A mere two months later, then-Labour Foreign Secretary David Owen also signed off on the shipment of 175,000 CS gas cartridges and up to 360 unarmed armoured personnel carriers to Pahlavis’ notorious internal security force, SAVAK — which the British helped train — in order to brutally crack down on the initial wave of prostests that would eventually lead to Pahlavi’s ouster.
Just Because You’re Paranoid…
Despite these rhetorical and practical efforts, the shah’s allegations of British support for Khomeini were far from paranoid and bitter conspiracy theorizing. After all, Whitehall had a long-established history of backing the most extreme Islamic factions in the Middle East in order to counter threats to its regional interests, for instance covertly funding and directing the activities of Egypt’s Muslim Brotherhood in an ultimately failed effort to depose then-leader Gamal Abdel Nasser in the 1950s.
In fact, another Iranian Ayatollah, Sayyed Kashani, had played a pivotal role in ‘Operation Boot’, the very coup d’etat that catapulted Pahlavi back to the throne, funding and organising large-scale protests which provided the — MI6-supported — Iranian army a pretext for removing leader Mohammad Mosaddegh from power.

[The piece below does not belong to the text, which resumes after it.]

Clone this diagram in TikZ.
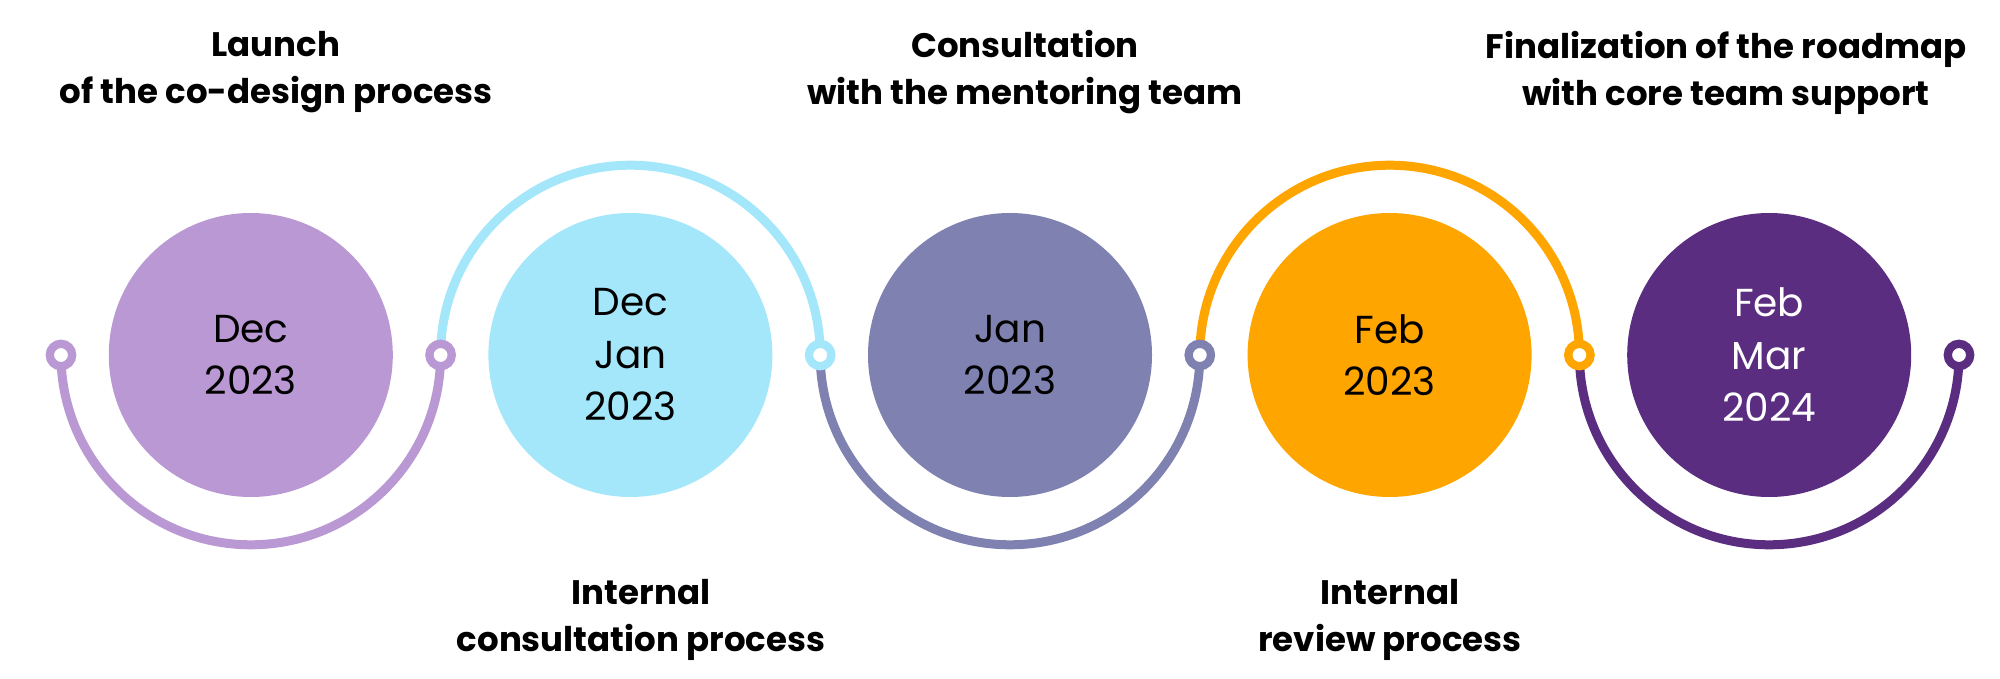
\documentclass[tikz,border=0pt]{standalone}
\usepackage{fontspec}
\setmainfont{Poppins}
\definecolor{cA}{RGB}{186,152,211}
\definecolor{cB}{RGB}{165,231,250}
\definecolor{cC}{RGB}{127,130,176}
\definecolor{cD}{RGB}{255,165,0}
\definecolor{cE}{RGB}{90,45,128}
\begin{document}
\begin{tikzpicture}[x=1pt,y=1pt,
  datebox/.style={circle, minimum size=284pt, inner sep=0pt, align=center, font=\fontsize{39}{52.5}\selectfont},
  ringnode/.style={circle, minimum size=22.4pt, inner sep=0pt, line width=8.3pt, fill=white, draw=#1},
  arcline/.style={line width=9pt, draw=#1},
  heading/.style={align=center, font=\fontsize{34}{47}\selectfont\bfseries}]
\useasboundingbox (0,0) rectangle (2000,678);
% circles
\node[datebox, fill=cA] (c1) at (250.8,323) {Dec\\2023};
\node[datebox, fill=cB] (c2) at (630.4,323) {Dec\\Jan\\2023};
\node[datebox, fill=cC] (c3) at (1010,323) {Jan\\2023};
\node[datebox, fill=cD] (c4) at (1389.6,323) {Feb\\2023};
\node[datebox, fill=cE, text=white] (c5) at (1769.2,323) {Feb\\Mar\\2024};
% ring anchor coordinates
\coordinate (p0) at (61,323);
\coordinate (p1) at (440.6,323);
\coordinate (p2) at (820.2,323);
\coordinate (p3) at (1199.8,323);
\coordinate (p4) at (1579.4,323);
\coordinate (p5) at (1959,323);
% arcs
\draw[arcline=cA] (p0) arc[start angle=180, end angle=360, radius=189.8];
\draw[arcline=cB] (p1) arc[start angle=180, end angle=0, radius=189.8];
\draw[arcline=cC] (p2) arc[start angle=180, end angle=360, radius=189.8];
\draw[arcline=cD] (p3) arc[start angle=180, end angle=0, radius=189.8];
\draw[arcline=cE] (p4) arc[start angle=180, end angle=360, radius=189.8];
% rings
\node[ringnode=cA] (r0) at (p0) {};
\node[ringnode=cA] (r1) at (p1) {};
\node[ringnode=cB] (r2) at (p2) {};
\node[ringnode=cC] (r3) at (p3) {};
\node[ringnode=cD] (r4) at (p4) {};
\node[ringnode=cE] (r5) at (p5) {};
% headings
\node[heading] (h1) at (276,605.5) {Launch\\of the co-design process};
\node[heading] (h3) at (1025,605.5) {Consultation\\with the mentoring team};
\node[heading] (h5) at (1726,605.5) {Finalization of the roadmap\\with core team support};
\node[heading] (h2) at (641,58.5) {Internal\\consultation process};
\node[heading] (h4) at (1390,58.5) {Internal\\review process};
\end{tikzpicture}
\end{document}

More importantly though, despite London’s practical and rhetorical backing for the shah in public, behind the scenes Whitehall was acutely aware the writing was on the wall for Iran’s leader — in an internal memo dated October 1978, Prime Minister James Callaghan is quoted as saying he “wouldn’t give much for the shah’s chances”, and thought “[Foreign Secretary David] Owen should start thinking about reinsuring”, code for cultivating contacts with opposition figures.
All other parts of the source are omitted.